In today’s world we hear about so many people who expect so much from others—from the government, from their communities, even from their churches. Our perceptions of a world full of “takers” makes it even more notable when one comes across a person who finds her greatest joy in giving to others. Faye Sparkman is just such a person, and Hospice of the Valley is proud to have her on their team.
Sparkman became a member of the Hospice of the Valley family in May of 2003, and ever since has been caring for patients and their families while inspiring those fortunate enough to work alongside of her. Hospice of the Valley provides end-of-life care as well as grief and bereavement services to residents of Morgan and Lawrence Counties.

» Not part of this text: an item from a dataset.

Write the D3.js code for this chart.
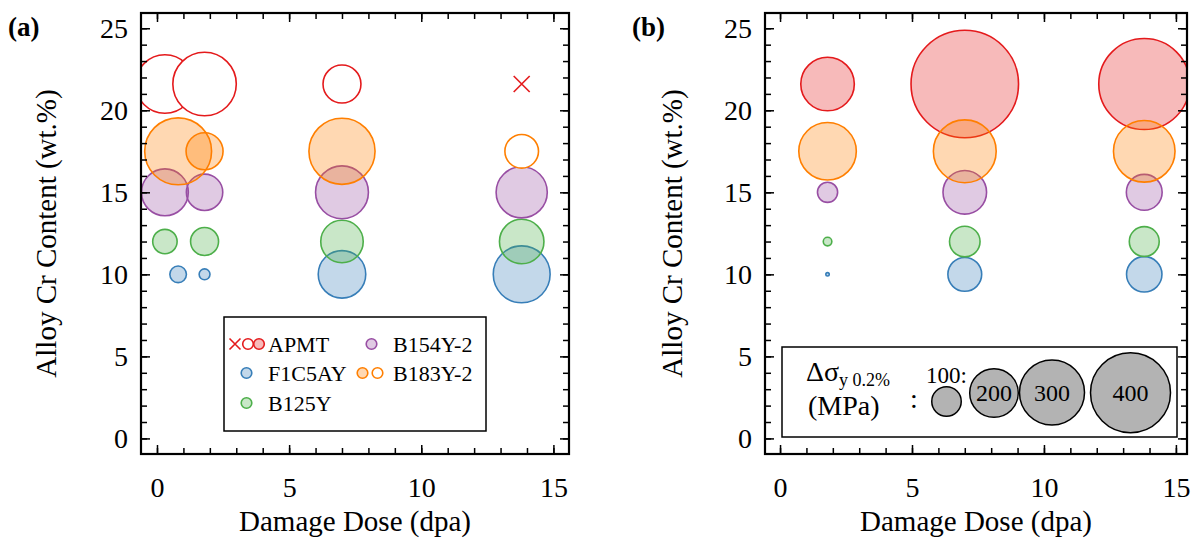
<!DOCTYPE html>
<html>
<head>
<meta charset="utf-8">
<script src="https://cdn.jsdelivr.net/npm/d3@7"></script>
<style>
  body { margin: 0; background: #fff; }
  svg { display: block; }
  text { font-family: "Liberation Serif", "Times New Roman", serif; fill: #000; }
</style>
</head>
<body>
<svg id="chart" width="1195" height="539"></svg>
<script>
// Alloys and their Cr content (wt.%)
const alloys = ['APMT', 'F1C5AY', 'B125Y', 'B154Y-2', 'B183Y-2'];
const crContent = [21.6, 10, 12, 15, 17.5];
const alloyColors = ['#e41a1c', '#377eb8', '#4daf4a', '#984ea3', '#ff7f00'];

// Panel (a): [alloy, dose (dpa), bubble value (MPa), marker]
const pointsA = [
  ['APMT', 0.3, 259, 'open'], ['APMT', 1.8, 290, 'open'], ['APMT', 7, 142, 'open'], ['APMT', 13.8, null, 'cross'],
  ['F1C5AY', 0.8, 45, 'filled'], ['F1C5AY', 1.8, 25, 'filled'], ['F1C5AY', 7, 194, 'filled'], ['F1C5AY', 13.8, 249, 'filled'],
  ['B125Y', 0.3, 77, 'filled'], ['B125Y', 1.8, 93, 'filled'], ['B125Y', 7, 166, 'filled'], ['B125Y', 13.8, 177, 'filled'],
  ['B154Y-2', 0.3, 190, 'filled'], ['B154Y-2', 1.8, 134, 'filled'], ['B154Y-2', 7, 225, 'filled'], ['B154Y-2', 13.8, 215, 'filled'],
  ['B183Y-2', 0.8, 312, 'filled'], ['B183Y-2', 1.8, 137, 'filled'], ['B183Y-2', 7, 307, 'filled'], ['B183Y-2', 13.8, 120, 'open']
];

// Panel (b): [alloy, dose (dpa), yield strength increase (MPa)]
const pointsB = [
  ['APMT', 1.8, 229], ['APMT', 7, 603], ['APMT', 13.8, 478],
  ['F1C5AY', 1.8, 5], ['F1C5AY', 7, 121], ['F1C5AY', 13.8, 129],
  ['B125Y', 1.8, 18], ['B125Y', 7, 105], ['B125Y', 13.8, 102],
  ['B154Y-2', 1.8, 59], ['B154Y-2', 7, 172], ['B154Y-2', 13.8, 131],
  ['B183Y-2', 1.8, 253], ['B183Y-2', 7, 286], ['B183Y-2', 13.8, 278]
];

const sizeLegendValues = [100, 200, 300, 400];
const xMajorTicks = [0, 5, 10, 15];
const xMinorTicks = d3.range(0, 16);
const yMajorTicks = [0, 5, 10, 15, 20, 25];
const yMinorTicks = d3.range(0, 26);

const svg = d3.select('#chart');
const colorOf = d3.scaleOrdinal().domain(alloys).range(alloyColors);
const crOf = d3.scaleOrdinal().domain(alloys).range(crContent);
const rScale = d3.scalePow().exponent(0.72).domain([0, 400]).range([0, 40]);

const y = d3.scaleLinear().domain([-0.95, 25.93]).range([454, 13]);

function drawPanel(id, left, right, xDomain, label, labelX, titleX) {
  const x = d3.scaleLinear().domain(xDomain).range([left, right]);
  const g = svg.append('g');
  const top = 13, bottom = 454;

  g.append('clipPath').attr('id', 'clip-' + id)
    .append('rect').attr('x', left).attr('y', top)
    .attr('width', right - left).attr('height', bottom - top);

  const plot = g.append('g').attr('clip-path', `url(#clip-${id})`);

  // ticks (inward, all four sides)
  const tickStyle = sel => {
    sel.select('.domain').remove();
    sel.selectAll('.tick line').attr('stroke', '#000').attr('stroke-width', 1.5);
    sel.selectAll('.tick text').attr('font-size', 28);
  };
  g.append('g').attr('transform', `translate(0,${bottom})`)
    .call(d3.axisBottom(x).tickValues(xMinorTicks).tickSize(-6).tickFormat(''))
    .call(tickStyle);
  g.append('g').attr('transform', `translate(0,${bottom})`)
    .call(d3.axisBottom(x).tickValues(xMajorTicks).tickSize(-9).tickPadding(23).tickFormat(d3.format('d')))
    .call(tickStyle);
  g.append('g').attr('transform', `translate(0,${top})`)
    .call(d3.axisTop(x).tickValues(xMinorTicks).tickSize(-6).tickFormat(''))
    .call(tickStyle);
  g.append('g').attr('transform', `translate(0,${top})`)
    .call(d3.axisTop(x).tickValues(xMajorTicks).tickSize(-9).tickFormat(''))
    .call(tickStyle);
  g.append('g').attr('transform', `translate(${left},0)`)
    .call(d3.axisLeft(y).tickValues(yMinorTicks).tickSize(-6).tickFormat(''))
    .call(tickStyle);
  g.append('g').attr('transform', `translate(${left},0)`)
    .call(d3.axisLeft(y).tickValues(yMajorTicks).tickSize(-9).tickPadding(13).tickFormat(d3.format('d')))
    .call(tickStyle);
  g.append('g').attr('transform', `translate(${right},0)`)
    .call(d3.axisRight(y).tickValues(yMinorTicks).tickSize(-6).tickFormat(''))
    .call(tickStyle);
  g.append('g').attr('transform', `translate(${right},0)`)
    .call(d3.axisRight(y).tickValues(yMajorTicks).tickSize(-9).tickFormat(''))
    .call(tickStyle);

  // axis titles
  g.append('text')
    .attr('x', (left + right) / 2).attr('y', 531)
    .attr('text-anchor', 'middle').attr('font-size', 29)
    .text('Damage Dose (dpa)');
  g.append('text')
    .attr('transform', `translate(${titleX},${(top + bottom) / 2}) rotate(-90)`)
    .attr('text-anchor', 'middle').attr('font-size', 29)
    .text('Alloy Cr Content (wt.%)');

  g.append('text')
    .attr('x', labelX).attr('y', 36)
    .attr('font-size', 27).attr('font-weight', 'bold')
    .text(label);

  return { g, plot, x, top, bottom, left, right };
}

function drawBubble(sel, cx, cy, r, color, marker) {
  if (marker === 'cross') {
    const h = 8;
    sel.append('path')
      .attr('d', `M${cx - h},${cy - h}L${cx + h},${cy + h}M${cx - h},${cy + h}L${cx + h},${cy - h}`)
      .attr('stroke', color).attr('stroke-width', 1.6).attr('fill', 'none');
    return;
  }
  sel.append('circle')
    .attr('cx', cx).attr('cy', cy).attr('r', r)
    .attr('fill', marker === 'open' ? '#fff' : color)
    .attr('fill-opacity', marker === 'open' ? 1 : 0.3)
    .attr('stroke', color).attr('stroke-width', 1.6);
}

// ---- Panel (a)
const pa = drawPanel('a', 141, 569, [-0.605, 15.59], '(a)', 8, 56);
pointsA.forEach(([alloy, dose, val, marker]) => {
  drawBubble(pa.plot, pa.x(dose), y(crOf(alloy)), val == null ? 0 : rScale(val), colorOf(alloy), marker);
});

// ---- Panel (b)
const pb = drawPanel('b', 765, 1187, [-0.57, 15.42], '(b)', 632, 682);
pointsB.forEach(([alloy, dose, val]) => {
  drawBubble(pb.plot, pb.x(dose), y(crOf(alloy)), rScale(val), colorOf(alloy), 'filled');
});

// frames on top
[pa, pb].forEach(p => {
  p.g.append('rect')
    .attr('x', p.left).attr('y', p.top)
    .attr('width', p.right - p.left).attr('height', p.bottom - p.top)
    .attr('fill', 'none').attr('stroke', '#000').attr('stroke-width', 2.2);
});

// ---- Legend (a)
const la = svg.append('g');
la.append('rect').attr('x', 224).attr('y', 317).attr('width', 262).attr('height', 114)
  .attr('fill', '#fff').attr('stroke', '#000').attr('stroke-width', 1.5);
const legendRows = [
  { alloy: 'APMT', markers: [['cross', 235], ['open', 248], ['filled', 259]], tx: 268, y: 344 },
  { alloy: 'F1C5AY', markers: [['filled', 246.5]], tx: 268, y: 373 },
  { alloy: 'B125Y', markers: [['filled', 246.5]], tx: 268, y: 403 },
  { alloy: 'B154Y-2', markers: [['filled', 371.5]], tx: 393, y: 344 },
  { alloy: 'B183Y-2', markers: [['filled', 362.5], ['open', 377.5]], tx: 393, y: 373 }
];
legendRows.forEach(row => {
  const c = colorOf(row.alloy);
  row.markers.forEach(([m, mx]) => {
    if (m === 'cross') {
      const h = 5.5;
      la.append('path')
        .attr('d', `M${mx - h},${row.y - h}L${mx + h},${row.y + h}M${mx - h},${row.y + h}L${mx + h},${row.y - h}`)
        .attr('stroke', c).attr('stroke-width', 1.6);
    } else {
      la.append('circle').attr('cx', mx).attr('cy', row.y).attr('r', 5.3)
        .attr('fill', m === 'open' ? '#fff' : c).attr('fill-opacity', m === 'open' ? 1 : 0.3)
        .attr('stroke', c).attr('stroke-width', 1.6);
    }
  });
  la.append('text').attr('x', row.tx).attr('y', row.y + 8).attr('font-size', 22).text(row.alloy);
});

// ---- Legend (b)
const lb = svg.append('g');
lb.append('rect').attr('x', 782).attr('y', 347).attr('width', 395).attr('height', 90)
  .attr('fill', '#fff').attr('stroke', '#000').attr('stroke-width', 1.5);
const t1 = lb.append('text').attr('x', 806).attr('y', 381).attr('font-size', 28);
t1.append('tspan').text('Δσ');
t1.append('tspan').attr('dy', 5).attr('font-size', 18).text('y 0.2%');
lb.append('text').attr('x', 808).attr('y', 415).attr('font-size', 28).text('(MPa)');
lb.append('text').attr('x', 914).attr('y', 408).attr('text-anchor', 'middle').attr('font-size', 28).text(':');
lb.append('text').attr('x', 926).attr('y', 383).attr('font-size', 23).text('100:');

const legendCx = [946.5, 994, 1052, 1130.5];
const legendCy = [401.5, 393, 392.5, 392.8];
sizeLegendValues.forEach((v, i) => {
  lb.append('circle')
    .attr('cx', legendCx[i]).attr('cy', legendCy[i]).attr('r', rScale(v))
    .attr('fill', '#b3b3b3').attr('stroke', '#000').attr('stroke-width', 1.5);
  if (i > 0) {
    lb.append('text')
      .attr('x', legendCx[i]).attr('y', legendCy[i]).attr('dy', '0.35em')
      .attr('text-anchor', 'middle').attr('font-size', 24)
      .text(v);
  }
});
</script>
</body>
</html>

Services provided include nursing care, home health aides, medical equipment and supplies, support from social workers and chaplains, and—of course—volunteers.
Whether they answer phones, work with children’s bereavement groups, or coordinate fundraising events, volunteers are a vital part of Hospice of the Valley and they play a crucial role in helping people on the most difficult journey they will ever have to make. Patient care volunteers visit patients in their homes, in nursing homes and assisted living facilities, and in the hospital. Depending on the needs of the patient and family, volunteers can provide companionship to patients or respite care for weary caregivers.
Upon completing her training as a volunteer, Sparkman chose to enter the area of patient care. As a former nurse with 40 years of experience working in hospitals and doctors’ offices, she is willing to sped time with patients that many would find difficult to care for, never hesitating to step in and help out in the most demanding of situations. Sparkman has cared for patients with cancer, Alzheimer’s disease, heart failure, and Lou Gehrig’s disease, sometimes where challenging family circumstances are also present.
While the standard workload for most patient care volunteers is one patient per week, Faye typically visits with to and sometimes even three patients each week. She willingly drives long distances—sometimes over 200 miles in one month—to sit with patients in heartbreaking circumstances either to provide the patient with companionship or the patient caregiver with a brief respite from care giving. Never one to refuse extra assignments, Sparkman is reluctant to take a break from her Hospice work, even to go on vacation.
Sparkman provides tender loving care to her patients, holding hands, brushing hair, applying lotion, and painting fingernails. She brings a smile to the faces of many patients and families as she walks into their homes, even if it is for the very first time. Sparkman takes advantage of her volunteer work to help in her 40-year struggle with clinical depression.